[Begin]

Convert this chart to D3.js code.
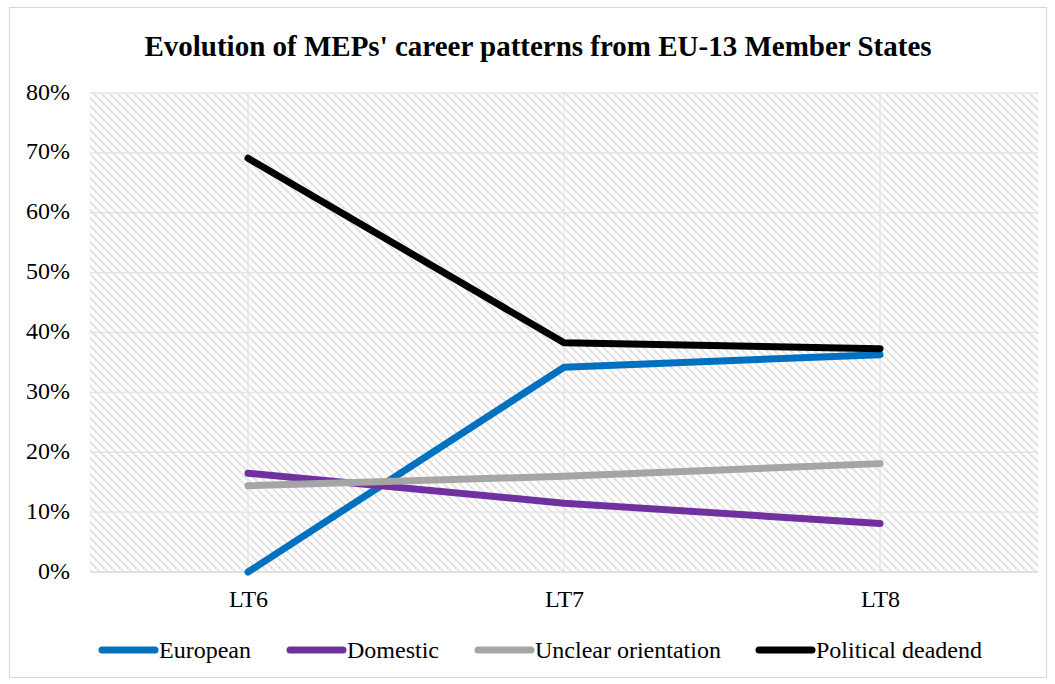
<!DOCTYPE html>
<html>
<head>
<meta charset="utf-8">
<script src="https://cdnjs.cloudflare.com/ajax/libs/d3/7.8.5/d3.min.js"></script>
<style>
  body { margin: 0; background: #fff; }
  svg text { font-family: "Liberation Serif", "Times New Roman", serif; }
</style>
</head>
<body>
<div id="chart"></div>
<script>
// data
var categories = ["LT6", "LT7", "LT8"];
var seriesNames = ["European", "Domestic", "Unclear orientation", "Political deadend"];
var european = [0, 0.342, 0.363];
var domestic = [0.165, 0.115, 0.081];
var unclear = [0.144, 0.160, 0.181];
var deadend = [0.691, 0.383, 0.373];
var yTicks = [0, 0.1, 0.2, 0.3, 0.4, 0.5, 0.6, 0.7, 0.8];

var colors = ["#0070C0", "#7030A0", "#A5A5A5", "#000000"];
var series = [european, domestic, unclear, deadend];

var w = 1055, h = 684;
var plotLeft = 90, plotRight = 1038, plotTop = 93, plotBottom = 572;

var svg = d3.select("#chart").append("svg")
  .attr("width", w)
  .attr("height", h);

// hatch pattern for plot area
var defs = svg.append("defs");
var pat = defs.append("pattern")
  .attr("id", "hatch")
  .attr("patternUnits", "userSpaceOnUse")
  .attr("width", 8)
  .attr("height", 8);
pat.append("rect").attr("width", 8).attr("height", 8).attr("fill", "#fff");
pat.append("path")
  .attr("d", "M-2,-2 L10,10 M-2,6 L2,10 M6,-2 L10,2")
  .attr("stroke", "#d6d6d6")
  .attr("stroke-width", 2.2)
  .attr("stroke-dasharray", "1.5,1");

// outer border
svg.append("rect")
  .attr("x", 9.5).attr("y", 7.5)
  .attr("width", 1037).attr("height", 670)
  .attr("fill", "#fff")
  .attr("stroke", "#d9d9d9");

var x = d3.scalePoint()
  .domain(categories)
  .range([plotLeft, plotRight])
  .padding(0.5);
var y = d3.scaleLinear()
  .domain([0, 0.8])
  .range([plotBottom, plotTop]);

svg.append("rect")
  .attr("x", plotLeft).attr("y", plotTop)
  .attr("width", plotRight - plotLeft).attr("height", plotBottom - plotTop)
  .attr("fill", "url(#hatch)");

// gridlines
svg.append("g").selectAll("line")
  .data(yTicks.slice(1))
  .enter().append("line")
  .attr("x1", plotLeft).attr("x2", plotRight)
  .attr("y1", function (d) { return y(d); })
  .attr("y2", function (d) { return y(d); })
  .attr("stroke", "#e4e4e4")
  .attr("stroke-width", 1.3);
svg.append("g").selectAll("line")
  .data(categories)
  .enter().append("line")
  .attr("x1", function (d) { return x(d); })
  .attr("x2", function (d) { return x(d); })
  .attr("y1", plotTop).attr("y2", plotBottom)
  .attr("stroke", "#e4e4e4")
  .attr("stroke-width", 1.3);

// x axis line
svg.append("line")
  .attr("x1", plotLeft).attr("x2", plotRight)
  .attr("y1", plotBottom).attr("y2", plotBottom)
  .attr("stroke", "#d9d9d9")
  .attr("stroke-width", 1.3);

// y axis labels
var yAxis = svg.append("g")
  .attr("transform", "translate(" + (plotLeft - 20) + ",0)")
  .call(d3.axisLeft(y).tickValues(yTicks).tickFormat(d3.format(".0%")).tickSize(0).tickPadding(0));
yAxis.select(".domain").remove();
yAxis.attr("font-family", null);
yAxis.selectAll("text")
  .attr("font-size", 24)
  .attr("dy", "0.25em")
  .attr("fill", "#000");

// x axis labels
var xAxis = svg.append("g")
  .attr("transform", "translate(0," + plotBottom + ")")
  .call(d3.axisBottom(x).tickSize(0).tickPadding(18));
xAxis.select(".domain").remove();
xAxis.attr("font-family", null);
xAxis.selectAll("text")
  .attr("font-size", 24)
  .attr("fill", "#000");

// lines
var line = d3.line()
  .x(function (d, i) { return x(categories[i]); })
  .y(function (d) { return y(d); });

svg.append("g").selectAll("path")
  .data(series)
  .enter().append("path")
  .attr("d", function (d) { return line(d); })
  .attr("fill", "none")
  .attr("stroke", function (d, i) { return colors[i]; })
  .attr("stroke-width", 7)
  .attr("stroke-linecap", "round")
  .attr("stroke-linejoin", "round");

// title
svg.append("text")
  .attr("x", 538)
  .attr("y", 56)
  .attr("text-anchor", "middle")
  .attr("font-size", 29)
  .attr("font-weight", "bold")
  .text("Evolution of MEPs' career patterns from EU-13 Member States");

// legend
var legendX = [102, 290, 478, 759];
var lg = svg.append("g").selectAll("g")
  .data(seriesNames)
  .enter().append("g")
  .attr("transform", function (d, i) { return "translate(" + legendX[i] + ",650)"; });
lg.append("line")
  .attr("x1", 0).attr("x2", 53)
  .attr("y1", 0).attr("y2", 0)
  .attr("stroke", function (d, i) { return colors[i]; })
  .attr("stroke-width", 7)
  .attr("stroke-linecap", "round");
lg.append("text")
  .attr("x", 57)
  .attr("y", 8)
  .attr("font-size", 24)
  .text(function (d) { return d; });
</script>
</body>
</html>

[End]

▶ [Direction]:
Emit the lines of the material exactly, from its first line to the line containing "var plotLeft = 90, plotRight", inclusive; leave every picture out.

▶ [Correct response]:
Convert this chart to D3.js code.
<!DOCTYPE html>
<html>
<head>
<meta charset="utf-8">
<script src="https://cdnjs.cloudflare.com/ajax/libs/d3/7.8.5/d3.min.js"></script>
<style>
  body { margin: 0; background: #fff; }
  svg text { font-family: "Liberation Serif", "Times New Roman", serif; }
</style>
</head>
<body>
<div id="chart"></div>
<script>
// data
var categories = ["LT6", "LT7", "LT8"];
var seriesNames = ["European", "Domestic", "Unclear orientation", "Political deadend"];
var european = [0, 0.342, 0.363];
var domestic = [0.165, 0.115, 0.081];
var unclear = [0.144, 0.160, 0.181];
var deadend = [0.691, 0.383, 0.373];
var yTicks = [0, 0.1, 0.2, 0.3, 0.4, 0.5, 0.6, 0.7, 0.8];

var colors = ["#0070C0", "#7030A0", "#A5A5A5", "#000000"];
var series = [european, domestic, unclear, deadend];

var w = 1055, h = 684;
var plotLeft = 90, plotRight = 1038, plotTop = 93, plotBottom = 572;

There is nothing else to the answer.